A computer-implemented method for strengthening associative relationships between knowledge patterns in a shared agent field, comprising:

(a) executing a semantic query against the shared field on behalf of an agent;

(b) retrieving a result set of k patterns;

(c) for each pattern in the result set, incrementing an access count and updating a last-accessed timestamp;

(d) for each pattern in the result set, computing a co-access strength bonus based on the number of co-retrieved patterns:

S\_new = min(S\_current x (1 + beta x (k - 1)), S\_current x C)
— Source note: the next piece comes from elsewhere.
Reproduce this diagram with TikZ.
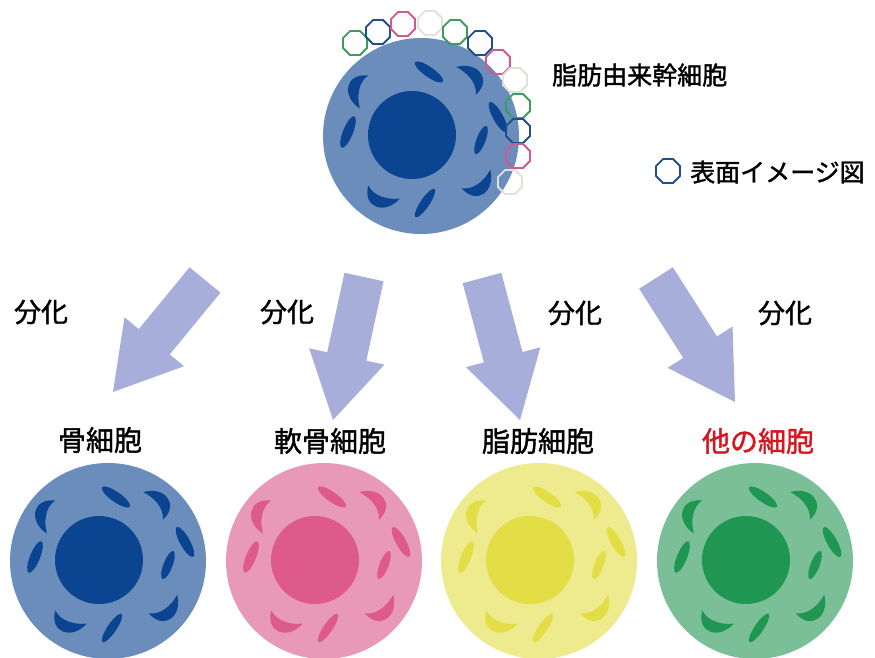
\documentclass[tikz,border=0pt]{standalone}
\usepackage{fontspec}
\newfontfamily\jp[FakeBold=1.4]{Noto Sans CJK JP}
\usetikzlibrary{calc,shapes.geometric}

\definecolor{bluebody}{HTML}{6A8DBB}
\definecolor{bluecore}{HTML}{0B4592}
\definecolor{pinkbody}{HTML}{E899B8}
\definecolor{pinkcore}{HTML}{DD5A8B}
\definecolor{yelbody}{HTML}{EEEB8E}
\definecolor{yelcore}{HTML}{E3DE46}
\definecolor{grnbody}{HTML}{7ABF98}
\definecolor{grncore}{HTML}{1F9651}
\definecolor{arrowlav}{HTML}{A8AEDA}
\definecolor{redlabel}{HTML}{D8141F}
\definecolor{ringgreen}{HTML}{3C9B60}
\definecolor{ringblue}{HTML}{1F4F8C}
\definecolor{ringpink}{HTML}{D2598E}
\definecolor{ringgrey}{HTML}{E2E2DA}

\tikzset{
  % a round cell: body, nucleus, crescent and oval organelles
  pics/cell/.style 2 args={code={
    \fill[#1] (0,0) circle[radius=98];
    \fill[#2] (-9,-1) circle[radius=44];
    \foreach \dx/\dy/\r in {-57/-44/-104, 45/-55/125, 55/43/33, -37/56/-23}
      \fill[#2, shift={(\dx,\dy)}, rotate=\r]
        (-17,0) .. controls (-14,23) and (10,21) .. (17,0)
                .. controls (6,6) and (-8,8) .. (-17,0) -- cycle;
    \foreach \dx/\dy/\r/\a/\b in {8/-64/-35/17/5, 77/-19/-61/17/5,
        60/4/69/15/4.5, 4/67/56/17/4.5, -73/-4/68/17/5}
      \fill[#2, shift={(\dx,\dy)}, rotate=\r] (0,0) ellipse[x radius=\a, y radius=\b];
  }},
  ring/.style={draw=#1, regular polygon, regular polygon sides=8,
    minimum size=26pt, inner sep=0pt, line width=1.8pt},
  difflabel/.style={font=\jp\fontsize{27}{30}\selectfont, inner sep=0pt},
  celllabel/.style={font=\jp\fontsize{28}{30}\selectfont, inner sep=0pt},
  toplabel/.style={font=\jp\fontsize{25}{28}\selectfont, inner sep=0pt},
}

% broad arrow from #1 (tail centre) to #2 (tip)
\newcommand\diffarrow[2]{%
  \coordinate (hb) at ($(#2)!65pt!(#1)$);
  \fill[arrowlav]
    ($(#1)!20pt!90:(#2)$) -- ($(hb)!20pt!90:(#2)$) -- ($(hb)!38.5pt!90:(#2)$)
    -- (#2)
    -- ($(hb)!38.5pt!-90:(#2)$) -- ($(hb)!20pt!-90:(#2)$) -- ($(#1)!20pt!-90:(#2)$)
    -- cycle;
}

\begin{document}
\begin{tikzpicture}[x=1pt, y=-1pt]
  \clip (0,0) rectangle (875,657);
  \fill[white] (0,0) rectangle (875,657);

  % stem cell with its surface markers
  \pic at (421,136) {cell={bluebody}{bluecore}};
  \foreach \px/\py/\c [count=\i] in {355/43/ringgreen, 378/32/ringblue, 403/24/ringpink,
      430/23/ringgrey, 455/32/ringgreen, 480/43/ringblue, 498/62/ringpink,
      515/80/ringgrey, 518/106/ringgreen, 518/131/ringblue, 518/156/ringpink,
      510/182/ringgrey}
    \node[ring=\c] (m\i) at (\px,\py) {};

  \node[toplabel, anchor=west] (stem) at (552,75) {脂肪由来幹細胞};
  \node[ring=ringblue] (legring) at (668,171) {};
  \node[toplabel, anchor=west] (legtext) at (690,172) {表面イメージ図};

  % differentiation arrows
  \coordinate (a1s) at (205,280); \coordinate (a1e) at (113,392);
  \coordinate (a2s) at (364,277); \coordinate (a2e) at (333,420);
  \coordinate (a3s) at (482,278); \coordinate (a3e) at (520,420);
  \coordinate (a4s) at (656,278); \coordinate (a4e) at (735,402);
  \diffarrow{a1s}{a1e}
  \diffarrow{a2s}{a2e}
  \diffarrow{a3s}{a3e}
  \diffarrow{a4s}{a4e}

  \node[difflabel] (d1) at (41,312) {分化};
  \node[difflabel] (d2) at (287,312) {分化};
  \node[difflabel] (d3) at (575,313) {分化};
  \node[difflabel] (d4) at (785,313) {分化};

  % differentiated cells
  \node[celllabel] (l1) at (100,440) {骨細胞};
  \node[celllabel] (l2) at (330,441) {軟骨細胞};
  \node[celllabel] (l3) at (538,441) {脂肪細胞};
  \node[celllabel, text=redlabel] (l4) at (758,441) {他の細胞};

  \pic at (108,561) {cell={bluebody}{bluecore}};
  \pic at (324,561) {cell={pinkbody}{pinkcore}};
  \pic at (539,561) {cell={yelbody}{yelcore}};
  \pic at (755,561) {cell={grnbody}{grncore}};
\end{tikzpicture}
\end{document}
where beta is a co-access bonus coefficient and C is a reinforcement cap; and

(e) persisting the updated strength value to the vector database, whereby patterns that are frequently retrieved together in response to agent queries become mutually strengthened.

## Dependent Claims

### Claim 4

The method of Claim 1, further comprising, prior to step (b), seeding the shared collection with the mission goal as an initial pattern at a predetermined strength value, such that agent queries can discover the mission objective by semantic similarity.

### Claim 5

The method of Claim 1, wherein step (b) further comprises:

* computing a SHA-256 hash of the content to be injected;
* querying the collection for an existing pattern with a matching content hash;
* if a matching pattern exists, reinforcing the existing pattern by incrementing its access count and updating its last-accessed timestamp instead of creating a new vector point.

### Claim 6

The method of Claim 1, wherein the shared collection is implemented behind an abstract interface comprising create\_context, inject, query, and destroy\_context methods, enabling substitution of the vector field implementation with an alternative coordination backend without modification to mission orchestration code.

### Claim 7

The method of Claim 2, wherein the retrieval step (b) fetches a multiple of the requested top-k results from the vector database (over-fetching), applies the archival filtering of step (d), and returns the final top-k from the remaining candidates, compensating for candidates eliminated by the archival threshold.

### Claim 8

The method of Claim 1, further comprising computing a field stability metric:

stability = avg\_strength x w\_1 + organization x w\_2

where avg\_strength is the mean temporally-decayed strength of all patterns, organization is computed as max(0, 1 - (standard\_deviation / mean)) of pattern strengths, and w\_1 and w\_2 are configurable weights, said metric indicating the degree to which agents are building shared understanding versus the field fragmenting.

### Claim 9

The method of Claim 1, wherein step (b) scales the initial strength of each injected pattern by a configurable boundary permeability coefficient between 0.0 and 1.0, controlling the rate at which new knowledge enters the field.

### Claim 10

The method of Claim 1, wherein the plurality of agents interact with the shared collection through agent-callable platform tools comprising:

* a query tool that accepts a natural language query and returns resonance-ranked patterns;
* an inject tool that accepts a semantic key and value and creates a new pattern with deduplication; and
* a stability tool that returns the field's current convergence metrics;

said tools being registered through a platform tool discovery pipeline and available to any agent assigned to a mission with an active field.